Однако не это главное. Важнее то, что Василий Михайлович Шатерников был фанатически одержимым музыкантом, умевшим всех своих учеников заразить, увлечь и развить не столько пианистически, сколько общемузыкально. В его классе учились многие, впоследствии приобретшие различную известность музыканты. Среди них были и Юра Буцко, отчасти и Родион Щедрин, который занимался у Шатерникова недолго в музыкальной школе, что, естественно, не имело принципиального характера. Здесь же можно назвать и Карэна Хачатуряна и Юрия Николаевича Бычкова. Со всеми происходило одно и то же. Все они быстро «научались» бегло играть с листа у Шатерникова. Благодаря ему знакомились с творчеством боготворимых им Скрябина, Рахманинова, что по тем временам (конец сороковых и начало пятидесятых годов) было для нас самым передовым и современным. Его увлечения становились нашими. И уже где-то на третьем курсе я знал наизусть почти все произведения Скрябина, играл их и любил. Шатерников же и свел меня с профессором Иосифом Яковлевичем Рыжкиным, у которого я в дальнейшем брал частные уроки по гармонии и форме.

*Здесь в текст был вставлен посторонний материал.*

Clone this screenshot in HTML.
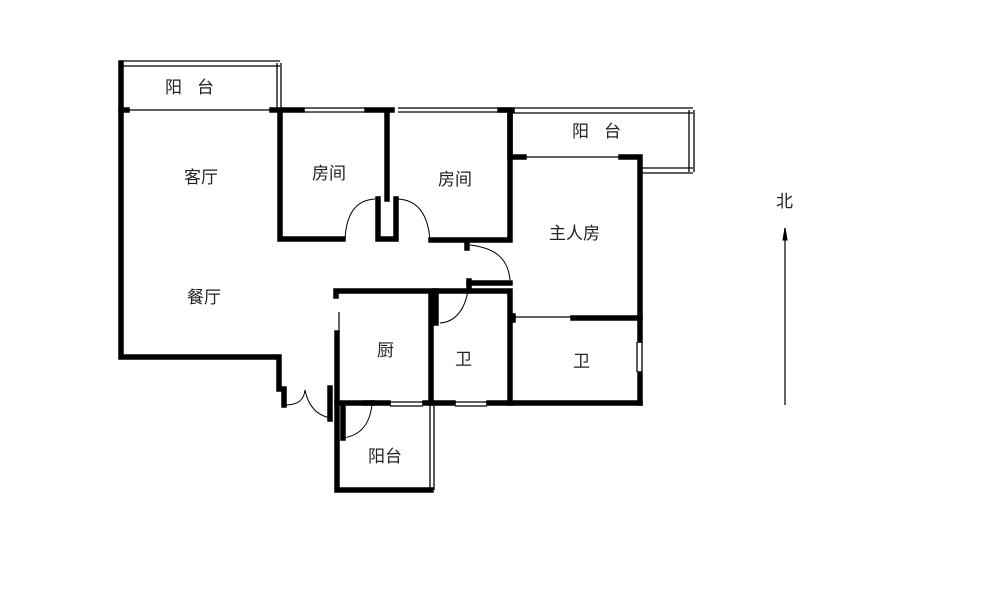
<!DOCTYPE html>
<html><head><meta charset="utf-8"><style>
html,body{margin:0;padding:0;background:#fff;}
svg{display:block}
text{font-family:"Liberation Sans","Noto Sans CJK SC",sans-serif;font-size:17px;fill:#222}
</style></head><body>
<svg width="1000" height="597" viewBox="0 0 1000 597" xmlns="http://www.w3.org/2000/svg">
<g fill="none" stroke="#000">
<g stroke-width="1.3">
<path d="M121 61H280M121 66H280"/>
<path d="M277 63V108M281 63V108"/>
<path d="M303 108H366M303 112H366"/>
<path d="M398 108H512M398 112H512"/>
<path d="M512 108H693M512 113H693"/>
<path d="M689 110V172M694 110V172"/>
<path d="M642 168H693M642 173H693"/>
<path d="M390 402H423M390 406H423M455 402H487M455 406H487"/>
<path d="M430 406V490M434 406V490"/>
<path d="M637 342V372M642 342V372"/>
</g>
<g stroke-width="1.2">
<path d="M128 110H278"/>
<path d="M525 157H620"/>
<path d="M515 317H572"/>
<path d="M339 312V333"/>
<path d="M785 228V405"/>
</g>
<g stroke-width="1">
<path d="M345 240C346 215 355 200 375 199"/>
<path d="M398 199C418 200 428 215 430 240"/>
<path d="M470 245C495 248 508 258 510 280"/>
<path d="M468 290C465 310 455 322 440 323"/>
<path d="M285 405C298 405 304 400 305 390C308 405 316 415 330 418"/>
<path d="M342 438C360 436 370 425 372 404"/>
</g>
<g stroke-width="5.5" stroke-linejoin="miter" stroke-linecap="square">
<path d="M121 63V357H279V389H284V405"/>
<path d="M121 110H127"/>
<path d="M272 110H302M367 110H392M500 110H512"/>
<path d="M280 112V239H343"/>
<path d="M387 112V199M378 199V239H396V199"/>
<path d="M431 240H510V112"/>
<path d="M510 112V157H524M621 157H640V340"/>
<path d="M640 374V403"/>
<path d="M467 244V248"/>
<path d="M469 283H510"/>
<path d="M469 281V286"/>
<path d="M336 291H431V403M336 291V296"/>
<path d="M435 291H510V403"/>
<path d="M436 291V323"/>
<path d="M573 318H640"/>
<path d="M337 403H388M425 403H453M489 403H640"/>
<path d="M513 316V320"/>
<path d="M330 388V419"/>
<path d="M337 333V490H431"/>
<path d="M343 404V438"/>
<path d="M366 403H372"/>
</g>
<path d="M785 228L783 240H787Z" fill="#000" stroke-width="1"/>
</g>
<text x="165" y="93">阳</text><text x="197" y="93">台</text>
<text x="184" y="183">客厅</text>
<text x="312" y="179">房间</text>
<text x="438" y="185">房间</text>
<text x="572" y="137">阳</text><text x="604" y="137">台</text>
<text x="549" y="239">主人房</text>
<text x="187" y="303">餐厅</text>
<text x="377" y="356">厨</text>
<text x="455" y="365">卫</text>
<text x="573" y="367">卫</text>
<text x="368" y="462">阳台</text>
<text x="776" y="207">北</text>
</svg>
</body></html>
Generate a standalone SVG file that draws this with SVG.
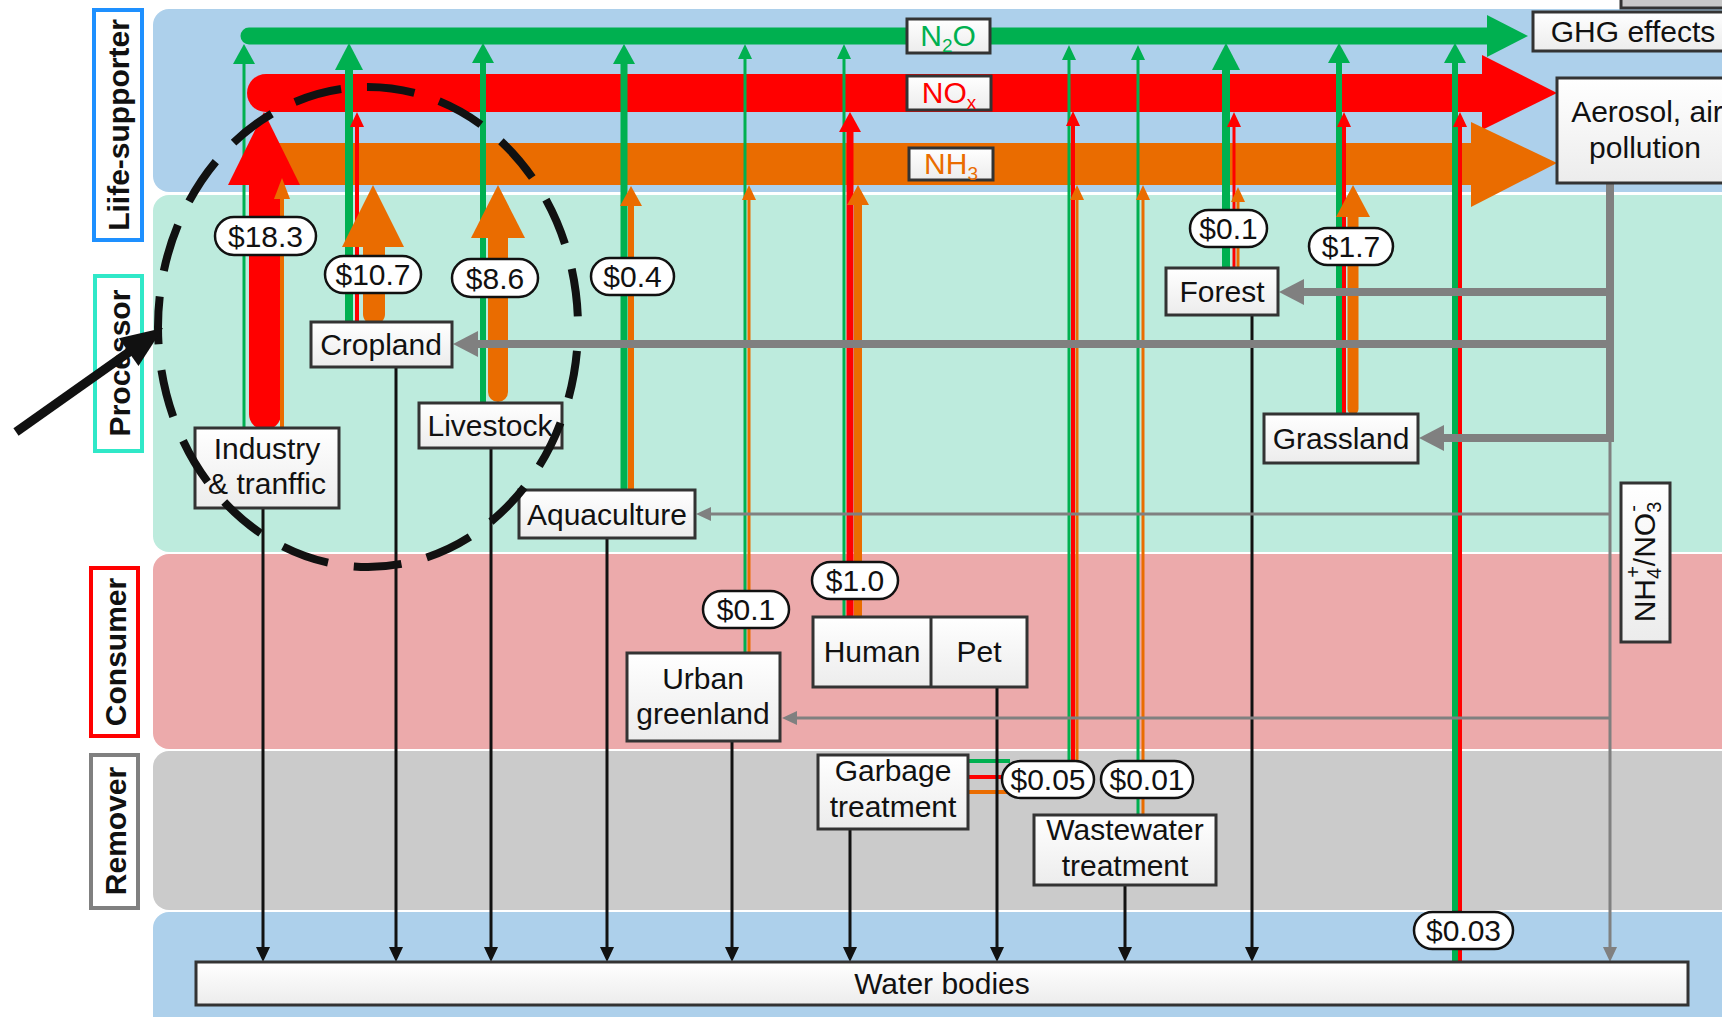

— Сколько времени продолжались эти уроки?
— Год гармония, год анализ и год композиция. На втором курсе училища я за один год прошел у него весь курс гармонии и прошел, как теперь это понимаю, очень основательно, поскольку в консерватории я уже ничего нового по сравнению с тем, что знал, не получил. По тем временам это был очень передовой курс. Он содержал в себе не только традиционную функциональную гармонию (обучение шло на основе учебника Катуара), но и использовал материал задачника Чайковского, а также такой материал, как натуральная диатоника русской народной песни, целотонный лад, дважды цепной, тон-полутон… Очень много было практических анализов. Помню, как мы смотрели «Кащея», «Золотого петушка». Мне задавались сочинения в подобных гармонических условиях и так далее. За это я, конечно, ему очень благодарен, и благодарен по сей день. Довольно интересно было пройдено начало курса анализа, необходимое для поступления в консерваторию. Немного была затронута полифония, в которой он не был специалистом. Под его руководством я сочинял много произведений малой формы и, конечно, неизбежный концерт, написанный в рахманиновской манере, с «целотонными гримасами» и немножечко с элементами, напоминающими «доопусного» Прокофьева. С этим произведением я и поступал в консерваторию в пятьдесят третьем году.